##### Supplied records #####

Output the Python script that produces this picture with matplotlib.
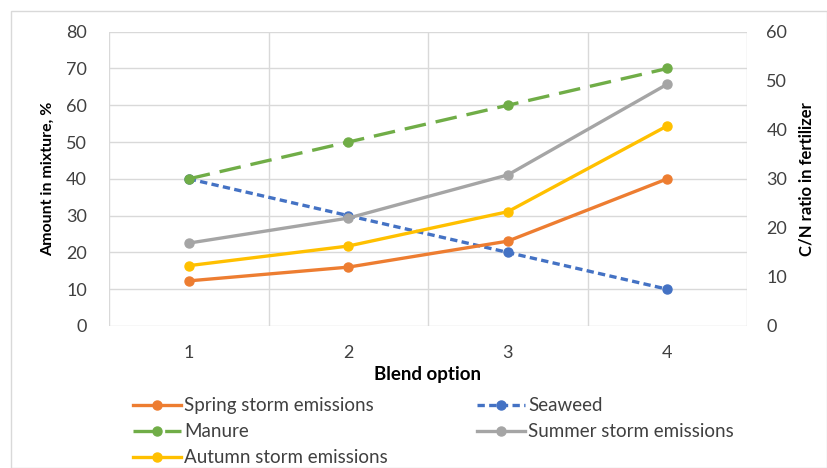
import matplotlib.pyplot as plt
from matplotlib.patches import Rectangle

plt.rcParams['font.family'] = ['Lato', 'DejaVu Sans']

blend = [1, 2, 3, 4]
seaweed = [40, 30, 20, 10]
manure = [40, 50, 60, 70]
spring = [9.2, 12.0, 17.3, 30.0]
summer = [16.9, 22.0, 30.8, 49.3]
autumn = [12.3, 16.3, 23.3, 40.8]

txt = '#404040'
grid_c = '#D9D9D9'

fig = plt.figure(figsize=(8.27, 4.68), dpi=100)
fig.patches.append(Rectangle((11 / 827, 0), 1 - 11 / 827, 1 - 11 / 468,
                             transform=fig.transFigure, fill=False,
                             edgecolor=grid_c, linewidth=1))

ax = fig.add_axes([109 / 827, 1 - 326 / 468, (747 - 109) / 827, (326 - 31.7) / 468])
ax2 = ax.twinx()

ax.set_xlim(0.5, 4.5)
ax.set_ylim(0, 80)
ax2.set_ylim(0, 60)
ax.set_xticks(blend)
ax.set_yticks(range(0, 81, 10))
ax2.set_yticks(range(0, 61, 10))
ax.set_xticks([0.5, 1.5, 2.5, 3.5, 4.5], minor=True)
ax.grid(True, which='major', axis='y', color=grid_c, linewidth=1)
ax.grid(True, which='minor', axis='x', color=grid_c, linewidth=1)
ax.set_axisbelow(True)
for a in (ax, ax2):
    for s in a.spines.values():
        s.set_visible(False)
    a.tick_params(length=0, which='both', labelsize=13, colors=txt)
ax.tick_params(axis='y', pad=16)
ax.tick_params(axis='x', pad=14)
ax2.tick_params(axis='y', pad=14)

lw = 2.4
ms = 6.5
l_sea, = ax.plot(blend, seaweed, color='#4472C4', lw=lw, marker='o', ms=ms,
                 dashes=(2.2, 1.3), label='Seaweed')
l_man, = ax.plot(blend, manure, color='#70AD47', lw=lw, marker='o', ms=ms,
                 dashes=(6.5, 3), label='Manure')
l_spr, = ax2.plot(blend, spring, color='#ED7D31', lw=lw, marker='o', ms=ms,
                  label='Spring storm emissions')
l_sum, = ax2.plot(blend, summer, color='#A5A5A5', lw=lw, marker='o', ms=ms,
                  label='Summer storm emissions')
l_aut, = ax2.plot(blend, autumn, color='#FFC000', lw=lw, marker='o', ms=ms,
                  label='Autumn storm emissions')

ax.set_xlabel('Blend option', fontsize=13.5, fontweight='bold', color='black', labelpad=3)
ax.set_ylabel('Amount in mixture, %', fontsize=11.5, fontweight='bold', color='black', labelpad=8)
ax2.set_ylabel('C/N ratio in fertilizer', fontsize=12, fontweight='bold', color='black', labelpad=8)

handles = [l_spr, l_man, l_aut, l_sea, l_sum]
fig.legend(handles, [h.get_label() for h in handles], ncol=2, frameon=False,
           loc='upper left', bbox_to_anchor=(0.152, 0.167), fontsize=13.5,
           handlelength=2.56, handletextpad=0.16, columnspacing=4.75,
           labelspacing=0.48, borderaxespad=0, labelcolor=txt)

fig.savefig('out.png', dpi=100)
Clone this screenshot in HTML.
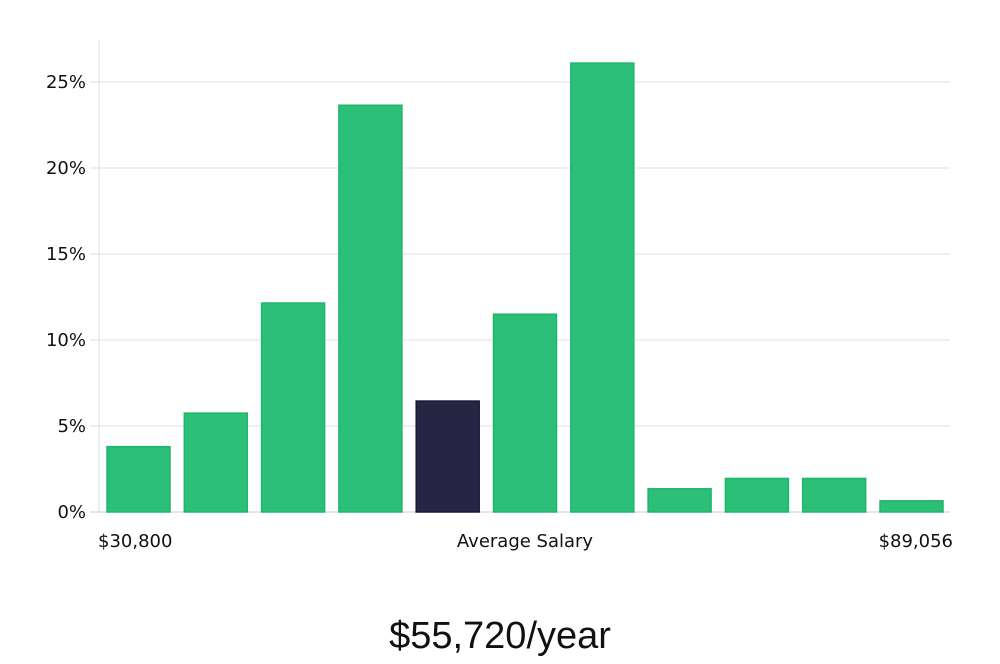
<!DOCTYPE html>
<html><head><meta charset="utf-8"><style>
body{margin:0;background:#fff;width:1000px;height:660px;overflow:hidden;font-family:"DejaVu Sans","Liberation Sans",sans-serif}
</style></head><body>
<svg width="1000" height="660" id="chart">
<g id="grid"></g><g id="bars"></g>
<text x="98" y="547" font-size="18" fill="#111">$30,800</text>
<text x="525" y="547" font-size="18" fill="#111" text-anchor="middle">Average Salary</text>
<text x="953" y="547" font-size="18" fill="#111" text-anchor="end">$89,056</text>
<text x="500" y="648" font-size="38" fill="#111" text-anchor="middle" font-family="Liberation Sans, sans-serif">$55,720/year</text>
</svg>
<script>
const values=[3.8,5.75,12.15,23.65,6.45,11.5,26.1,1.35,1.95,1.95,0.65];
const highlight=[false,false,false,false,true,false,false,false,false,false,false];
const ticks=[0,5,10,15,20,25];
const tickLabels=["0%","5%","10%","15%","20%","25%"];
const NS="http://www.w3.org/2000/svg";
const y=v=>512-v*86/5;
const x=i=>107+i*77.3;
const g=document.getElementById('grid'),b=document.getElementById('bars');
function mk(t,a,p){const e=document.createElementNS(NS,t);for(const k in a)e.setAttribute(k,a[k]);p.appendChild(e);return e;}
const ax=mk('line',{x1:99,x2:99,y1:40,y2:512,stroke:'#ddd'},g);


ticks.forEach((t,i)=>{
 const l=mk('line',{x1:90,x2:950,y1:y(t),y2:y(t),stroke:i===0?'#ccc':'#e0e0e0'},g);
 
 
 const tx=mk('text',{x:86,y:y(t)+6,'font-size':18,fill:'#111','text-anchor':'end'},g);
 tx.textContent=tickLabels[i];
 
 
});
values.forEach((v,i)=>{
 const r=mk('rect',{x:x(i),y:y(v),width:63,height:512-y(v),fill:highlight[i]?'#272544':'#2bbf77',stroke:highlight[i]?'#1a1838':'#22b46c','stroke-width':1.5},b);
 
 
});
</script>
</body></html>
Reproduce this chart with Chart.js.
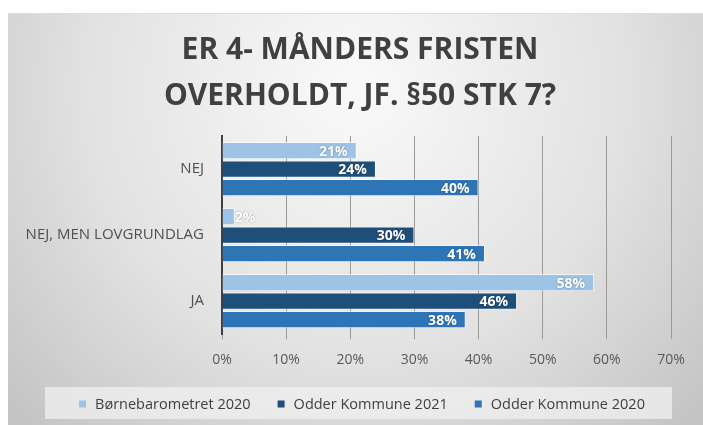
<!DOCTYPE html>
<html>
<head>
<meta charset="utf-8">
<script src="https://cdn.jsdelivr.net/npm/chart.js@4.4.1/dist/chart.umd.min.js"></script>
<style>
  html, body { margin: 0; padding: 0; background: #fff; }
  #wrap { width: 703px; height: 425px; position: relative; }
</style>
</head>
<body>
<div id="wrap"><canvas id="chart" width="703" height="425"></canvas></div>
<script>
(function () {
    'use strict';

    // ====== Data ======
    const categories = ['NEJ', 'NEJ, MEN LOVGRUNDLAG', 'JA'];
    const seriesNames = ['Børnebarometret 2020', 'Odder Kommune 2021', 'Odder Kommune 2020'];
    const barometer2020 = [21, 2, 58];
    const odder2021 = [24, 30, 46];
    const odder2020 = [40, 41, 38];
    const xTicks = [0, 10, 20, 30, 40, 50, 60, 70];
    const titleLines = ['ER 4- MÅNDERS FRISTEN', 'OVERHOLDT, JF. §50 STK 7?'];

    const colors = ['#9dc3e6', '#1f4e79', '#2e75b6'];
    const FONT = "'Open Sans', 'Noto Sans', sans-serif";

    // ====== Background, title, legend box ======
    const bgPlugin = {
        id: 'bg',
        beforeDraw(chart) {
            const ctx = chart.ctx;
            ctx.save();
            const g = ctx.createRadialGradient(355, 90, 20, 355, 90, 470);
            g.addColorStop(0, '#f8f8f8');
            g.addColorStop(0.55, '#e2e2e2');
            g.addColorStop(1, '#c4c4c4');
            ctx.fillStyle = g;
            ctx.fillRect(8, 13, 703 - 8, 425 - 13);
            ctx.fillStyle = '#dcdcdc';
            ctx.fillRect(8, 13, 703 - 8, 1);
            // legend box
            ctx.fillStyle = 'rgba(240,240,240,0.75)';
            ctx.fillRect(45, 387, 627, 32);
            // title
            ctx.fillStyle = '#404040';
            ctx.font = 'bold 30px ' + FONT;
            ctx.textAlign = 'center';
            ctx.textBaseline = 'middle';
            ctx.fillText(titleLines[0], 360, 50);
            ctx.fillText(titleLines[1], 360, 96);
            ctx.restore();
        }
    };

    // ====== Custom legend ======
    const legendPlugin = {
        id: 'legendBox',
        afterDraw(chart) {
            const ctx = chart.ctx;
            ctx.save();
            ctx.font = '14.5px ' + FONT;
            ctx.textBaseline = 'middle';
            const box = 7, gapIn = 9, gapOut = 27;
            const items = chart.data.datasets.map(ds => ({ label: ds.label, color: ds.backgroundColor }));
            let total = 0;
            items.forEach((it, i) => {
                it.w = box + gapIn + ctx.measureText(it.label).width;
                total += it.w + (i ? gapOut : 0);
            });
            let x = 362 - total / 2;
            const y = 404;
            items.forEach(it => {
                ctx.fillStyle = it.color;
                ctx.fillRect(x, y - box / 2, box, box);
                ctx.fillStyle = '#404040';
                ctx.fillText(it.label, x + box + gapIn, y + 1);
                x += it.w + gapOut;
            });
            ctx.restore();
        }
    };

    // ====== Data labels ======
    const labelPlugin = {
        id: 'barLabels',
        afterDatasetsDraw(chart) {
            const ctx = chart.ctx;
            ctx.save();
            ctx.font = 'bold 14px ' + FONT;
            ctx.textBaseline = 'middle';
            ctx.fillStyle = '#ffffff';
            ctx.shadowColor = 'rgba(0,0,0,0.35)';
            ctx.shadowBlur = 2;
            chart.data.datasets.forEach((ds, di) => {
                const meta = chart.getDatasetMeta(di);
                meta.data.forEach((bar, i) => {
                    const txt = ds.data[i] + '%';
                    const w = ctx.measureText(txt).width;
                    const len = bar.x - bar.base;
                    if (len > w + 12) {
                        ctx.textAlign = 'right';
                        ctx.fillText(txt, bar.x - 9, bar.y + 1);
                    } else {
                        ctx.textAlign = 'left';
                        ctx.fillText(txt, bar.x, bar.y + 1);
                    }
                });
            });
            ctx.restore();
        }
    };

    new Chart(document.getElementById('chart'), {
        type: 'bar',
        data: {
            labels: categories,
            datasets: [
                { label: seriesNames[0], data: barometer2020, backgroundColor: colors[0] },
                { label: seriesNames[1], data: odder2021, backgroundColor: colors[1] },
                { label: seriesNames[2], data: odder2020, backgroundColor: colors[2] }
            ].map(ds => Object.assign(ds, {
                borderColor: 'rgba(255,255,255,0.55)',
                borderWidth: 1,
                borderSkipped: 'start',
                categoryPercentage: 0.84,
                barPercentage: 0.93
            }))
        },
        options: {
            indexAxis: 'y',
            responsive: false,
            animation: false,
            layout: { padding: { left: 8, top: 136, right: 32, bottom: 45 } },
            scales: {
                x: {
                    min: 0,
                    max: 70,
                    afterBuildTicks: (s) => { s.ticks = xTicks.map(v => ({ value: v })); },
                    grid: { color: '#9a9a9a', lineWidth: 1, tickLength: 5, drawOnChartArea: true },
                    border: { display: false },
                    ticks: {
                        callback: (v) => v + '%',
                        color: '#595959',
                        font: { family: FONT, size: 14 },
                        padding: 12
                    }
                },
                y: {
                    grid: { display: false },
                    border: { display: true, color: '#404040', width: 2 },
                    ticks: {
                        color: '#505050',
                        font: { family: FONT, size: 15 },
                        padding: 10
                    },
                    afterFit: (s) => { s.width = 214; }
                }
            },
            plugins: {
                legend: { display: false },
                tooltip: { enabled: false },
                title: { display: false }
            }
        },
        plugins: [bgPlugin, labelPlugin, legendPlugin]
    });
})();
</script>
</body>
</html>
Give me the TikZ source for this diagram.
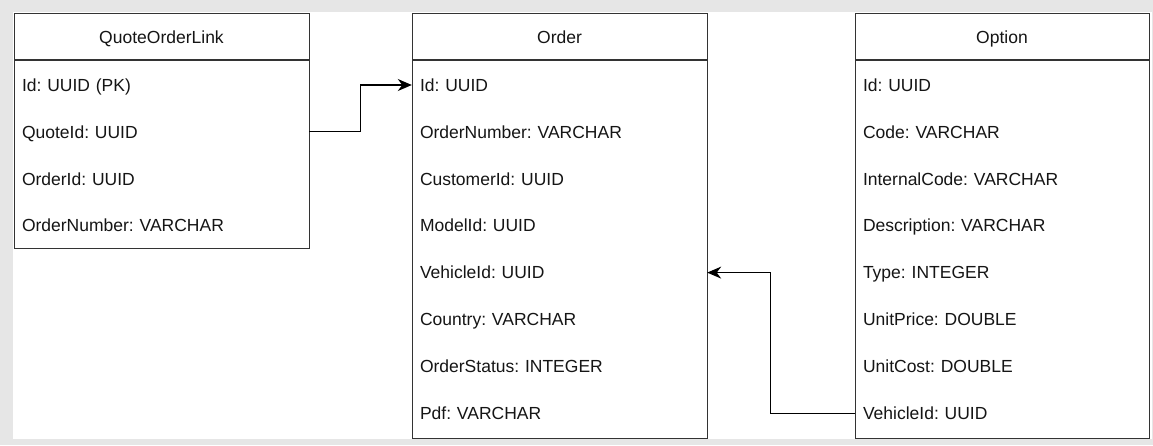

#####

* _Objective_: Only the stretch from the line with "Clone this screenshot in HTML." through the line with "</body></html>" should be copied, exactly and with both ends. Drop the pictures.

* _Solution to the exercise_:
Clone this screenshot in HTML.
<!DOCTYPE html>
<html><head><meta charset="utf-8"><style>
body{margin:0;background:#fff;width:1000px;height:660px;overflow:hidden;font-family:"DejaVu Sans","Liberation Sans",sans-serif}
</style></head><body>
<svg width="1000" height="660" id="chart">
<g id="grid"></g><g id="bars"></g>
<text x="98" y="547" font-size="18" fill="#111">$30,800</text>
<text x="525" y="547" font-size="18" fill="#111" text-anchor="middle">Average Salary</text>
<text x="953" y="547" font-size="18" fill="#111" text-anchor="end">$89,056</text>
<text x="500" y="648" font-size="38" fill="#111" text-anchor="middle" font-family="Liberation Sans, sans-serif">$55,720/year</text>
</svg>
<script>
const values=[3.8,5.75,12.15,23.65,6.45,11.5,26.1,1.35,1.95,1.95,0.65];
const highlight=[false,false,false,false,true,false,false,false,false,false,false];
const ticks=[0,5,10,15,20,25];
const tickLabels=["0%","5%","10%","15%","20%","25%"];
const NS="http://www.w3.org/2000/svg";
const y=v=>512-v*86/5;
const x=i=>107+i*77.3;
const g=document.getElementById('grid'),b=document.getElementById('bars');
function mk(t,a,p){const e=document.createElementNS(NS,t);for(const k in a)e.setAttribute(k,a[k]);p.appendChild(e);return e;}
const ax=mk('line',{x1:99,x2:99,y1:40,y2:512,stroke:'#ddd'},g);


ticks.forEach((t,i)=>{
 const l=mk('line',{x1:90,x2:950,y1:y(t),y2:y(t),stroke:i===0?'#ccc':'#e0e0e0'},g);
 
 
 const tx=mk('text',{x:86,y:y(t)+6,'font-size':18,fill:'#111','text-anchor':'end'},g);
 tx.textContent=tickLabels[i];
 
 
});
values.forEach((v,i)=>{
 const r=mk('rect',{x:x(i),y:y(v),width:63,height:512-y(v),fill:highlight[i]?'#272544':'#2bbf77',stroke:highlight[i]?'#1a1838':'#22b46c','stroke-width':1.5},b);
 
 
});
</script>
</body></html>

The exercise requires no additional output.